▶ Material:
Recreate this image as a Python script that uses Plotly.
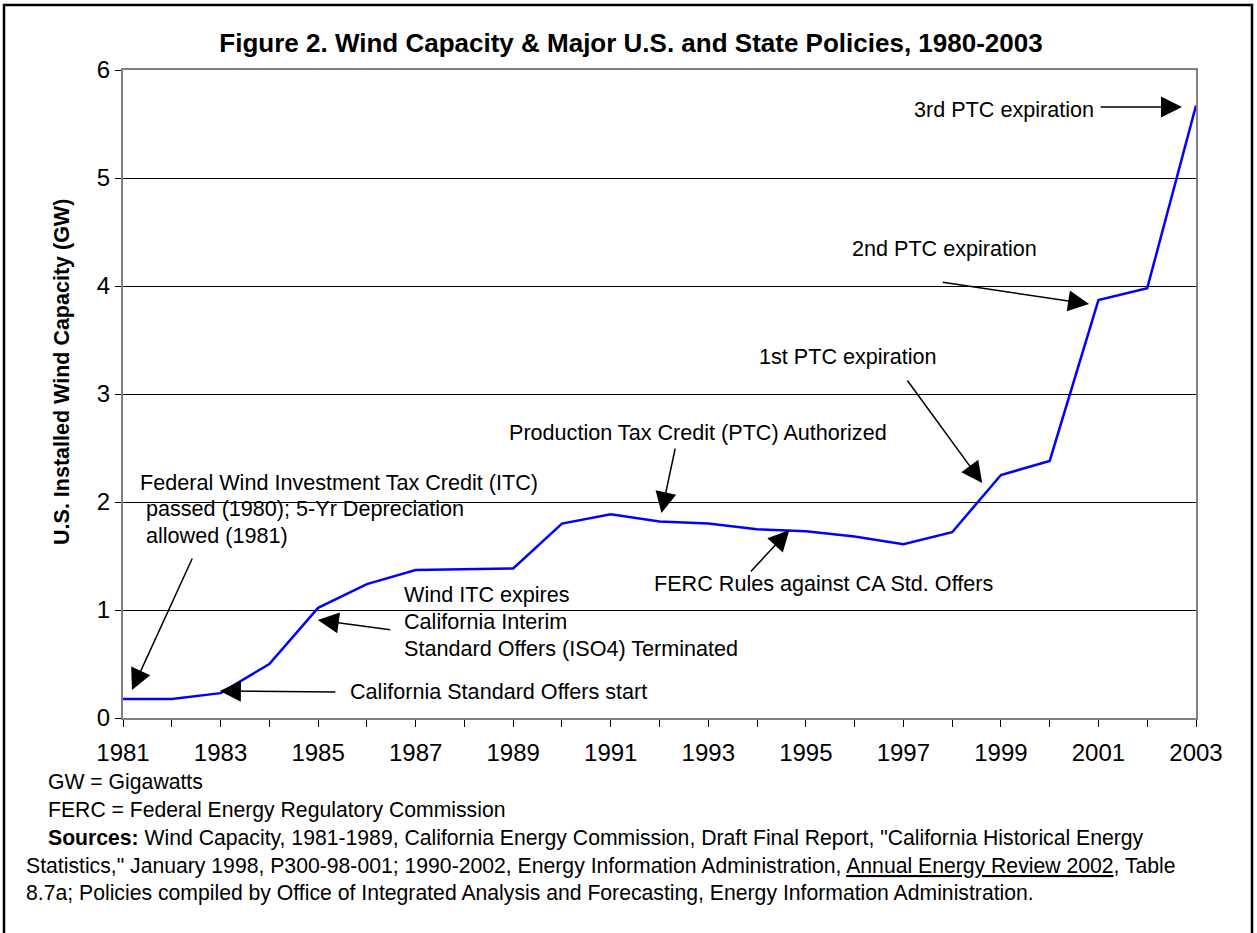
import plotly.graph_objects as go

# ---- data ----
years = list(range(1981, 2004))
capacity_gw = [0.176, 0.176, 0.23, 0.50, 1.02, 1.24, 1.37, 1.38, 1.385, 1.80,
               1.886, 1.82, 1.80, 1.747, 1.73, 1.68, 1.61, 1.72, 2.25, 2.38,
               3.87, 3.98, 5.67]
x_tick_vals = list(range(1981, 2004, 2))
x_tick_text = [str(v) for v in x_tick_vals]
y_tick_vals = [0, 1, 2, 3, 4, 5, 6]

title_text = "Figure 2. Wind Capacity &amp; Major U.S. and State Policies, 1980-2003"
y_title = "U.S. Installed Wind Capacity (GW)"

# policy labels: (text, year, GW) left-anchored
policy_labels = [
    ("Federal Wind Investment Tax Credit (ITC)", 1981.307, 2.185),
    ("passed (1980); 5-Yr Depreciation", 1981.43, 1.944),
    ("allowed (1981)", 1981.43, 1.694),
    ("Wind ITC expires", 1986.715, 1.139),
    ("California Interim", 1986.715, 0.898),
    ("Standard Offers (ISO4) Terminated", 1986.715, 0.648),
    ("California Standard Offers start", 1985.609, 0.25),
    ("Production Tax Credit (PTC) Authorized", 1988.866, 2.648),
    ("FERC Rules against CA Std. Offers", 1991.836, 1.25),
    ("1st PTC expiration", 1994.007, 3.343),
    ("2nd PTC expiration", 1995.913, 4.343),
    ("3rd PTC expiration", 1997.183, 5.63),
]
# arrows: (tail year, tail GW, head year, head GW)
policy_arrows = [
    (1982.434, 1.491, 1981.184, 0.259),
    (1986.51, 0.815, 1984.994, 0.907),
    (1985.384, 0.241, 1982.987, 0.250),
    (1992.328, 2.509, 1992.041, 1.898),
    (1993.844, 1.343, 1994.663, 1.741),
    (1997.06, 3.139, 1998.616, 2.176),
    (1997.777, 4.037, 2000.808, 3.833),
    (2001.013, 5.657, 2002.713, 5.657),
]

footnotes = [
    ("GW = Gigawatts", -0.0718, -0.0988),
    ("FERC = Federal Energy Regulatory Commission", -0.0718, -0.1420),
    ("<b>Sources:</b> Wind Capacity, 1981-1989, California Energy Commission, Draft Final Report, \"California Historical Energy",
     -0.0718, -0.1852),
    ("Statistics,\" January 1998, P300-98-001; 1990-2002, Energy Information Administration, <u>Annual Energy Review 2002</u>, Table",
     -0.0923, -0.2284),
    ("8.7a; Policies compiled by Office of Integrated Analysis and Forecasting, Energy Information Administration.",
     -0.0923, -0.2701),
]

FONT = "Arial, 'Liberation Sans', sans-serif"

fig = go.Figure()
fig.add_trace(go.Scatter(x=years, y=capacity_gw, mode="lines",
                         line=dict(color="#0000FF", width=2.5),
                         hoverinfo="x+y", showlegend=False))

annotations = []
for txt, xv, yv in policy_labels:
    annotations.append(dict(text=txt, x=xv, y=yv, xref="x", yref="y",
                            xanchor="left", yanchor="middle", showarrow=False,
                            font=dict(family=FONT, size=21.6, color="black")))
for tx, ty, hx, hy in policy_arrows:
    annotations.append(dict(text="", x=hx, y=hy, ax=tx, ay=ty,
                            xref="x", yref="y", axref="x", ayref="y",
                            showarrow=True, arrowhead=2, arrowsize=2.8,
                            arrowwidth=1.5, arrowcolor="black"))
for txt, xp, yp in footnotes:
    annotations.append(dict(text=txt, x=xp, y=yp, xref="paper", yref="paper",
                            xanchor="left", yanchor="middle", showarrow=False,
                            font=dict(family=FONT, size=21.2, color="black")))
annotations.append(dict(text="<b>" + y_title + "</b>", x=-0.0569, y=0.534,
                        xref="paper", yref="paper", textangle=-90,
                        xanchor="center", yanchor="middle", showarrow=False,
                        font=dict(family=FONT, size=21.5, color="black")))

fig.update_layout(
    width=1257, height=933,
    margin=dict(l=123, r=61, t=70, b=215),
    paper_bgcolor="white", plot_bgcolor="white",
    font=dict(family=FONT, color="black"),
    title=dict(text="<b>" + title_text + "</b>", x=631 / 1257, xref="container",
               y=1 - 43 / 933, yref="container", xanchor="center", yanchor="middle",
               font=dict(family=FONT, size=26, color="black")),
    xaxis=dict(range=[1981, 2003], tickvals=x_tick_vals, ticktext=x_tick_text,
               ticks="outside", ticklen=7, tickcolor="black", tickwidth=1,
               minor=dict(dtick=1, tick0=1981, ticks="outside", ticklen=7,
                          tickcolor="black", tickwidth=1, showgrid=False),
               showgrid=False, zeroline=False,
               showline=True, linecolor="#808080", linewidth=2, mirror=True,
               tickfont=dict(family=FONT, size=24, color="black"),
               ticklabelstandoff=5),
    yaxis=dict(range=[0, 6], tickvals=y_tick_vals,
               ticks="outside", ticklen=6, tickcolor="black", tickwidth=1,
               showgrid=True, gridcolor="black", gridwidth=1, zeroline=False,
               showline=True, linecolor="#808080", linewidth=2, mirror=True,
               tickfont=dict(family=FONT, size=24, color="black")),
    annotations=annotations,
    shapes=[dict(type="rect", xref="paper", yref="paper",
                 x0=-0.1109, x1=1.0522, y0=-0.36, y1=1.1003,
                 line=dict(color="black", width=2.5), fillcolor="rgba(0,0,0,0)")],
)

fig.write_html("out.html",
               config={"displayModeBar": False},
               post_script="document.body.style.margin='0';document.body.style.overflow='hidden';")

▶ Task goal: Reproduce the data above word for word from its first line through the line that holds "Installed Wind Capacity", both ends included; skip pictures.

▶ Task response:
Recreate this image as a Python script that uses Plotly.
import plotly.graph_objects as go

# ---- data ----
years = list(range(1981, 2004))
capacity_gw = [0.176, 0.176, 0.23, 0.50, 1.02, 1.24, 1.37, 1.38, 1.385, 1.80,
               1.886, 1.82, 1.80, 1.747, 1.73, 1.68, 1.61, 1.72, 2.25, 2.38,
               3.87, 3.98, 5.67]
x_tick_vals = list(range(1981, 2004, 2))
x_tick_text = [str(v) for v in x_tick_vals]
y_tick_vals = [0, 1, 2, 3, 4, 5, 6]

title_text = "Figure 2. Wind Capacity &amp; Major U.S. and State Policies, 1980-2003"
y_title = "U.S. Installed Wind Capacity (GW)"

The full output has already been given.